スピード撤退からみる大原孝治の経営の凄み

経営者は成功談からその凄みを知ることができますが、大原孝治の場合には失敗からその凄みを知ることができます。
それがはっきりと現れたのが、ドンキホーテ神保町靖国通り店のスピード撤退でした。出店からわずか8ヶ月で閉店というのは普通に考えれば大失敗であり、事前に予測がつかなかったのかと責任を問われかねないほどの早さです。しかし、更に凄いところは結果的に手続きのため8ヶ月かかったと言うだけで、大原自身は開店から2週間で撤退を決意したという点にあります。

通常であればせっかく出店した店舗なのだから、投資分だけでも回収しようとなんとかしてテコ入れをするところですが、大原はそのようなことはせずあっさりと閉店を決意しました。

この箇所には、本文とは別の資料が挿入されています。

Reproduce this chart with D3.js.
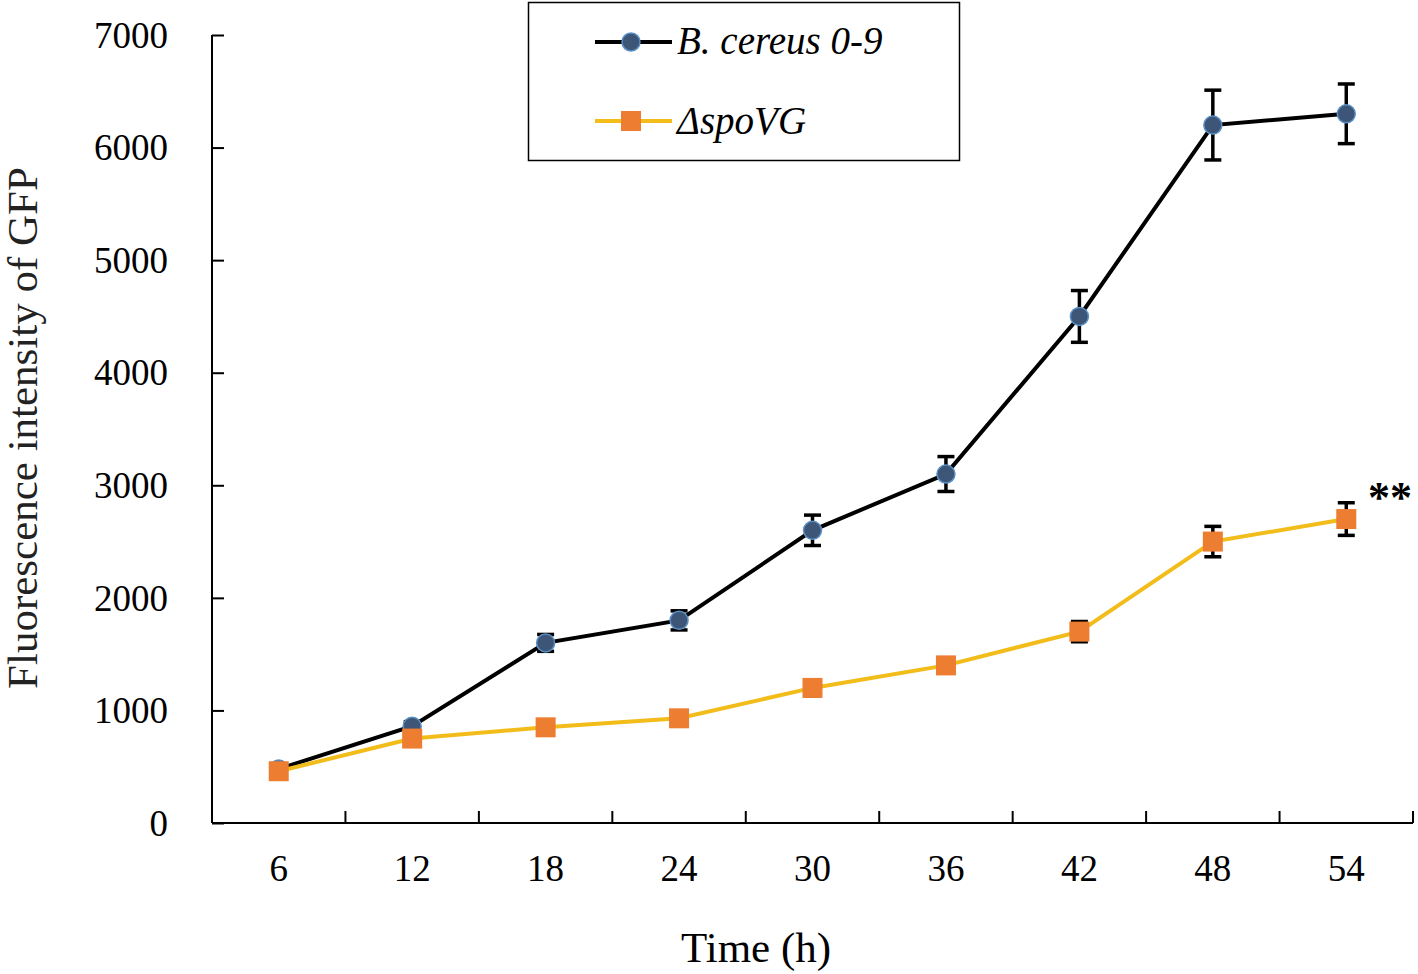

実は、ドンキホーテは元々コストを抑えて出店拡大をしていく戦略を取っており、見切りをつけるのは早ければ早いほど都合が良いのです。
そうであっても、一年も持たずに撤退をすることになれば、見通しが甘いと周りから思われてしまうことになりますから、世間体を気にして決断を下すことができない経営者が多い中、あっさりと閉店を決意できる点が、大原孝治の並の経営者とは違う優れた点と言えるのです。スピード撤退をしてもダメージがないのであれば、早めに切り上げてしまうのが合理的な判断であり、そこに余計な感情が入る余地はありません。淡々とやるべきことをやるべき時期に実行できるのが、大原孝治の経営の凄みだと言えるでしょう。